## Work instructions
Copy each line that contains the string "with".

## Items
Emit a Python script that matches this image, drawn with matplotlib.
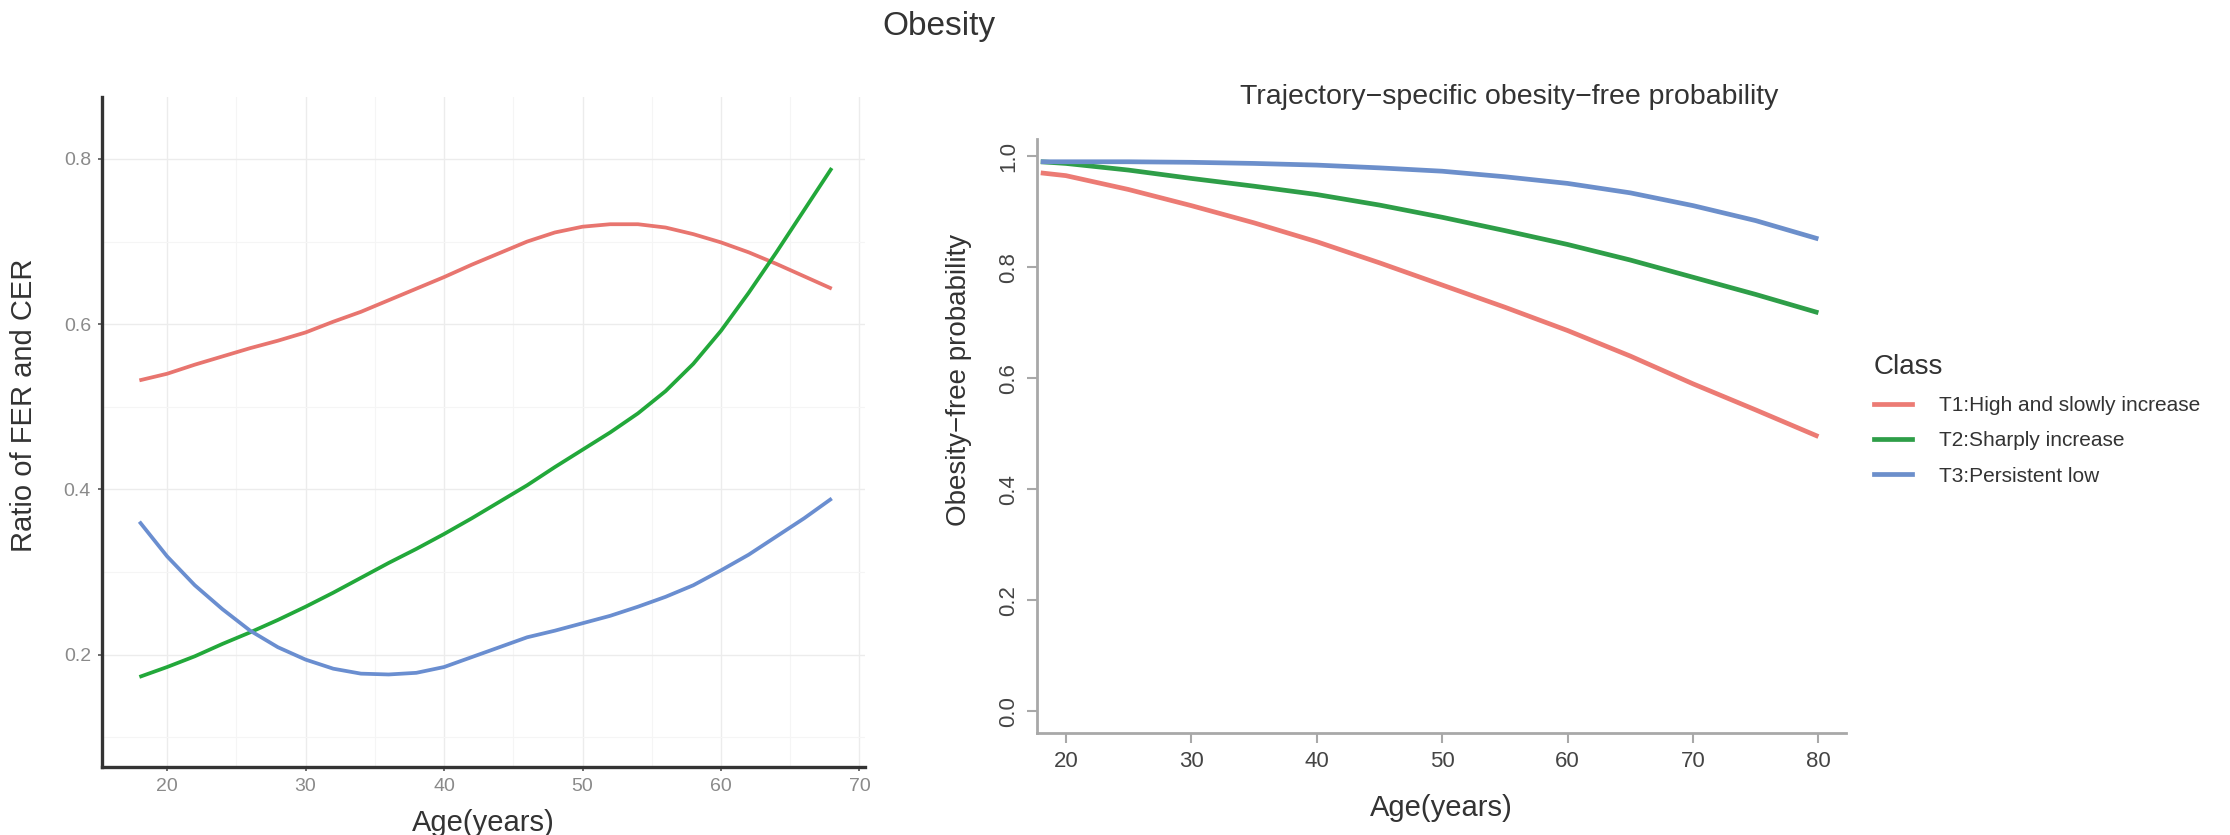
import matplotlib
matplotlib.use("Agg")
import matplotlib.pyplot as plt
from matplotlib.lines import Line2D

plt.rcParams['font.family'] = ['Liberation Sans', 'DejaVu Sans']

# left panel: ratio of FER and CER by age
left_age = [18, 20, 22, 24, 26, 28, 30, 32, 34, 36, 38, 40, 42, 44, 46, 48,
            50, 52, 54, 56, 58, 60, 62, 64, 66, 68]
left_t1 = [0.532, 0.540, 0.551, 0.561, 0.571, 0.580, 0.590, 0.603, 0.615, 0.629,
           0.643, 0.657, 0.672, 0.686, 0.700, 0.711, 0.718, 0.721, 0.721, 0.717,
           0.709, 0.699, 0.687, 0.673, 0.658, 0.643]
left_t2 = [0.173, 0.185, 0.198, 0.213, 0.227, 0.242, 0.258, 0.275, 0.293, 0.311,
           0.328, 0.346, 0.365, 0.385, 0.405, 0.427, 0.448, 0.469, 0.492, 0.519,
           0.552, 0.592, 0.638, 0.687, 0.738, 0.789]
left_t3 = [0.361, 0.319, 0.284, 0.255, 0.229, 0.209, 0.194, 0.183, 0.177, 0.176,
           0.178, 0.185, 0.197, 0.209, 0.221, 0.229, 0.238, 0.247, 0.258, 0.270,
           0.284, 0.302, 0.321, 0.343, 0.365, 0.389]

# right panel: obesity-free probability
right_age = [18, 20, 25, 30, 35, 40, 45, 50, 55, 60, 65, 70, 75, 80]
right_t1 = [0.970, 0.965, 0.940, 0.911, 0.880, 0.846, 0.808, 0.768, 0.728,
            0.686, 0.640, 0.590, 0.543, 0.495]
right_t2 = [0.990, 0.987, 0.975, 0.960, 0.946, 0.931, 0.912, 0.890, 0.866,
            0.841, 0.813, 0.782, 0.751, 0.718]
right_t3 = [0.990, 0.990, 0.990, 0.989, 0.987, 0.984, 0.979, 0.973, 0.963,
            0.951, 0.934, 0.911, 0.884, 0.851]

classes = ["T1:High and slowly increase", "T2:Sharply increase", "T3:Persistent low"]
left_cols = ["#E8756F", "#22A83A", "#6A8ED0"]
right_cols = ["#EC7B74", "#2E9E48", "#6C8FCB"]

fig = plt.figure(figsize=(22.3, 8.35), dpi=100)

# ---- left panel ----
ax1 = fig.add_axes([102 / 2230, 1 - 767 / 835, 763 / 2230, 670 / 835])
for ys, c in zip([left_t1, left_t2, left_t3], left_cols):
    ax1.plot(left_age, ys, color=c, lw=2.7, solid_capstyle="butt")
ax1.set_xlim(15.3, 70.4)
ax1.set_ylim(0.064, 0.875)
ax1.set_xticks([20, 30, 40, 50, 60, 70])
ax1.set_yticks([0.2, 0.4, 0.6, 0.8])
ax1.set_xticks([25, 35, 45, 55, 65], minor=True)
ax1.set_yticks([0.1, 0.3, 0.5, 0.7], minor=True)
ax1.grid(True, which="major", color="#ececec", lw=1.0)
ax1.grid(True, which="minor", color="#f5f5f5", lw=0.8)
ax1.set_axisbelow(True)
for s in ["top", "right"]:
    ax1.spines[s].set_visible(False)
for s in ["left", "bottom"]:
    ax1.spines[s].set_color("#333333")
    ax1.spines[s].set_linewidth(2.4)
ax1.tick_params(which="major", length=3, width=1.2, color="#555555",
                labelsize=14, labelcolor="#8a8a8a", pad=5)
ax1.tick_params(which="minor", length=0)
ax1.set_xlabel("Age(years)", fontsize=21, color="#333333", labelpad=10)
ax1.set_ylabel("Ratio of FER and CER", fontsize=21, color="#333333")
ax1.yaxis.set_label_coords(-0.084, 0.54)

# ---- right panel ----
ax2 = fig.add_axes([1037 / 2230, 1 - 733 / 835, 809 / 2230, 594 / 835])
for ys, c in zip([right_t1, right_t2, right_t3], right_cols):
    ax2.plot(right_age, ys, color=c, lw=3.4, solid_capstyle="butt")
ax2.set_xlim(17.7, 82.2)
ax2.set_ylim(-0.039, 1.031)
ax2.set_xticks([20, 30, 40, 50, 60, 70, 80])
ax2.set_yticks([0.0, 0.2, 0.4, 0.6, 0.8, 1.0])
for s in ["top", "right"]:
    ax2.spines[s].set_visible(False)
for s in ["left", "bottom"]:
    ax2.spines[s].set_color("#a8a8a8")
    ax2.spines[s].set_linewidth(2.0)
ax2.tick_params(length=7, width=1.5, color="#a8a8a8", labelsize=16,
                labelcolor="#444444", pad=6)
ax2.tick_params(axis="y", labelrotation=90)
for lab in ax2.get_yticklabels():
    lab.set_va("center")
ax2.set_xlabel("Age(years)", fontsize=21, color="#333333", labelpad=16)
ax2.set_ylabel("Obesity\u2212free probability", fontsize=20, color="#333333")
ax2.yaxis.set_label_coords(-0.080, 0.595)

fig.text(1509 / 2230, 1 - 97 / 835,
         "Trajectory\u2212specific obesity\u2212free probability",
         fontsize=20.5, color="#333333", ha="center", va="center")

# legend
handles = [Line2D([0], [0], color=c, lw=3.4) for c in right_cols]
leg = fig.legend(handles, classes, title="Class", loc="upper left",
                 bbox_to_anchor=(1874 / 2230, 1 - 354 / 835), frameon=False,
                 fontsize=15, title_fontsize=20, handlelength=1.8,
                 handletextpad=1.3, labelspacing=0.78, borderpad=0,
                 borderaxespad=0, alignment="left")
for t in leg.get_texts():
    t.set_color("#333333")
leg.get_title().set_color("#333333")

fig.text(939 / 2230, 1 - 26 / 835, "Obesity", fontsize=24, color="#333333",
         ha="center", va="center")

fig.savefig("out.png", dpi=100)
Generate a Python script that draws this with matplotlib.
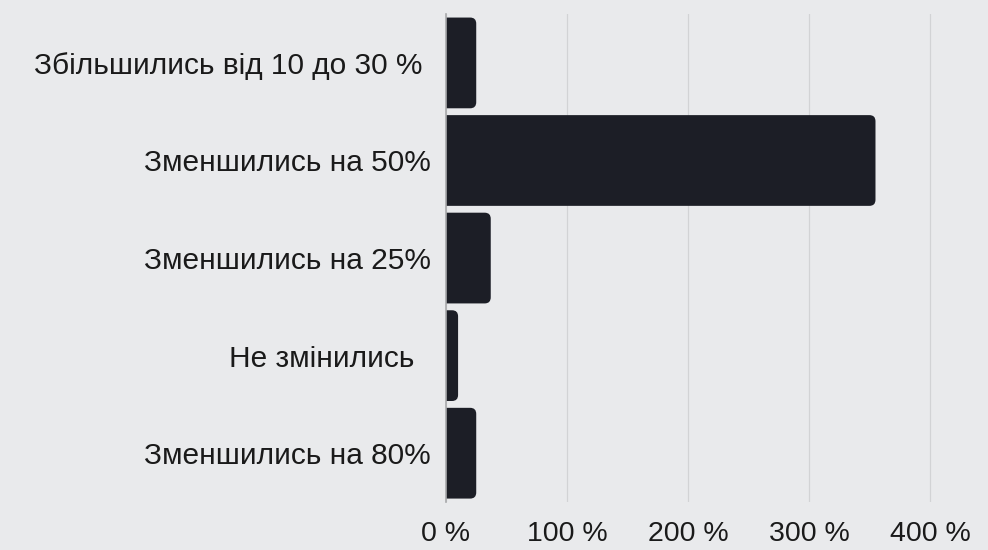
import matplotlib
matplotlib.use("Agg")
import matplotlib.pyplot as plt
from matplotlib.patches import FancyBboxPatch
from matplotlib.ticker import FuncFormatter

categories = ["Збільшились від 10 до 30 % ", "Зменшились на 50%", "Зменшились на 25%",
              "Не змінились  ", "Зменшились на 80%"]
values = [25, 355, 37, 10, 25]
xticks = [0, 100, 200, 300, 400]

bg = "#e9eaec"
bar_color = "#1c1e26"
text_color = "#1a1a1a"

plt.rcParams['font.family'] = ['Liberation Sans', 'DejaVu Sans']

fig = plt.figure(figsize=(9.88, 5.5), dpi=100, facecolor=bg)
ax = fig.add_axes([0.4514, 0.0873, 0.5486, 0.887], facecolor=bg)

pos = list(range(len(categories)))
bars = ax.barh(pos, values, height=0.93, color=bar_color)
ax.set_xlim(0, 448)
ax.set_ylim(len(categories) - 0.5, -0.5)

# swap plain bars for ones with rounded right corners
r = 5
for b in bars:
    x0, y0 = b.get_x(), b.get_y()
    w, h = b.get_width(), b.get_height()
    b.set_visible(False)
    p = FancyBboxPatch((x0 - r, y0), w + r, h,
                       boxstyle=f"round,pad=0,rounding_size={r}",
                       mutation_aspect=0.0125, facecolor=bar_color,
                       edgecolor="none", clip_on=True, zorder=3)
    ax.add_patch(p)

ax.set_yticks(pos)
ax.set_yticklabels(categories, fontsize=21.5, color=text_color)
ax.set_xticks(xticks)
ax.xaxis.set_major_formatter(FuncFormatter(lambda v, _: f"{v:.0f} %"))
ax.tick_params(axis='x', labelsize=20.5, colors=text_color, length=0, pad=14)
ax.tick_params(axis='y', length=0, pad=11)

ax.grid(axis='x', color="#d2d3d5", linewidth=0.9)
ax.set_axisbelow(True)
for s in ["top", "right", "bottom"]:
    ax.spines[s].set_visible(False)
ax.spines["left"].set_color("#a8a9ab")
ax.spines["left"].set_linewidth(1.2)
ax.spines["left"].set_zorder(4)

fig.savefig("out.png", dpi=100, facecolor=bg)
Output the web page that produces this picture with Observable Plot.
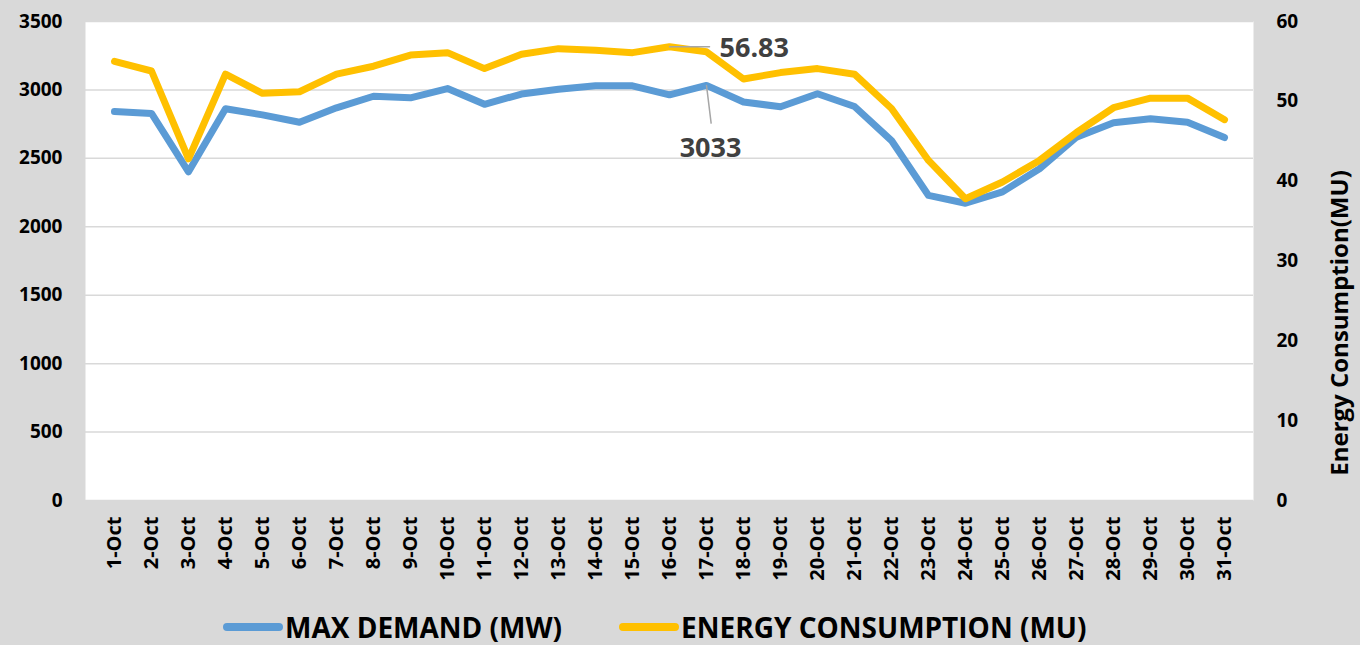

## Response below
Emit a Python script that matches this image, drawn with matplotlib.
Generate a Python script that draws this with matplotlib.
# swap plain bars for ones with rounded right corners
Output the web page that produces this picture with Observable Plot.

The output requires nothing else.